Certes, cette adaptation du roman de Marcel Pagnol est appliquée, on y retrouve certaines séquences-clés, de ce côté là, pas de problème. Le cadre provençal est en effet bien rendu, Claude Berri en fait un personnage à part entière, même si ce n'est pas non plus de la grande réalisation, mais au moins c'est bien cadré, on ne s'y se perd jamais. En même temps ce n'était pas bien difficile vu le nombre de personnages et lieux impliqués, mais voilà, il s'y dégage quelque chose de sympa, et si c'est plutôt classique de facture, ça vieillit plutôt bien, c'est bluffant de penser que c'est un film qui a plus de vingt ans.
Ce que je reprocherais plutôt au film de Claude Berri, c'est son manque de souffle et son interprétation inégale (l'imitation parfois forcée de l'accent marseillais n'aide pas). Daniel Auteuil m'a plutôt convaincu, relativement touchant en tant qu'Ugolin, un pauvre bougre de paysan qui rêve d'un projet à la mesure de sa petite intelligence, de même que Gérard Depardieu dans sa partition enthousiaste de Jean Florette, cet homme de la ville aspirant, naïvement, à s'implanter dans la région en s'appuyant sur sa vision scientifique des choses en sous-estimant la dureté du coin. J'ai par contre beaucoup plus de réserves envers la prestation de Yves Montand en tant que Papet, son jeu du petit tyran officieux et machiavélique de la région manque tout simplement d'étincelles. Sinon le reste du village n'existe tout simplement pas et fait partie de la toile de fond (mais en ayant vu la suite juste après, cette absence apparente prend tout son sens).

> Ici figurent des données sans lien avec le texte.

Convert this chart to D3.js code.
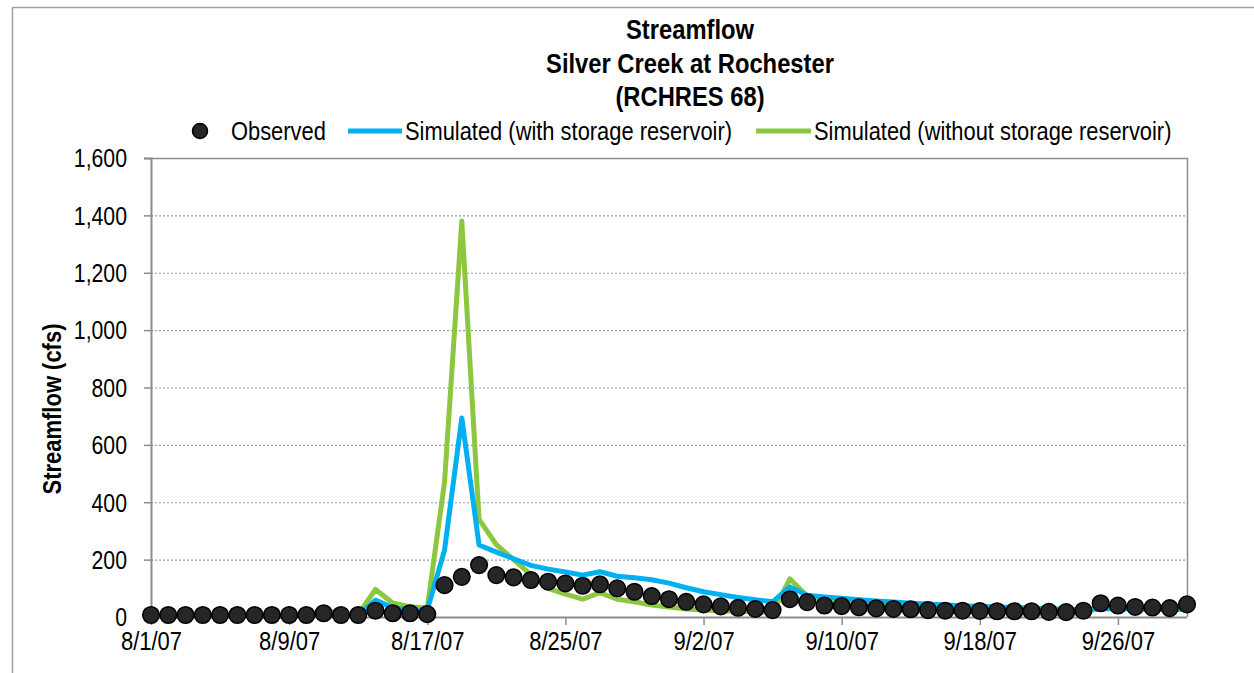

Et c'est bien là le défaut majeur que j'adresse à cette adaptation certes honnête et assez fidèle (les personnages sont quand même beaucoup moins fouillés que dans le bouquin), mais qui manque tout simplement de souffle et donc de rythme. Ainsi, au choc du dénouement logique et implacable après une première partie pleine d'espoir, on ne croit pas plus que ça à la soudaine amitié d'Ugolin avec le bossu, ce qui nuit à l'émotion de la séquence finale, et on retiendra surtout la stupéfaction de la jeune Manon à qui sera consacré le deuxième morceau du diptyque de cette guerre de l'eau. Ce n'est pas mauvais, loin de là, c'est même assez plaisant à suivre, mais on y perd quand même beaucoup en lyrisme et en rusticité authentique par rapport au bouquin malgré l'effort de reconstitution effectué (de l'imitation des accents à la mise en valeur du cadre).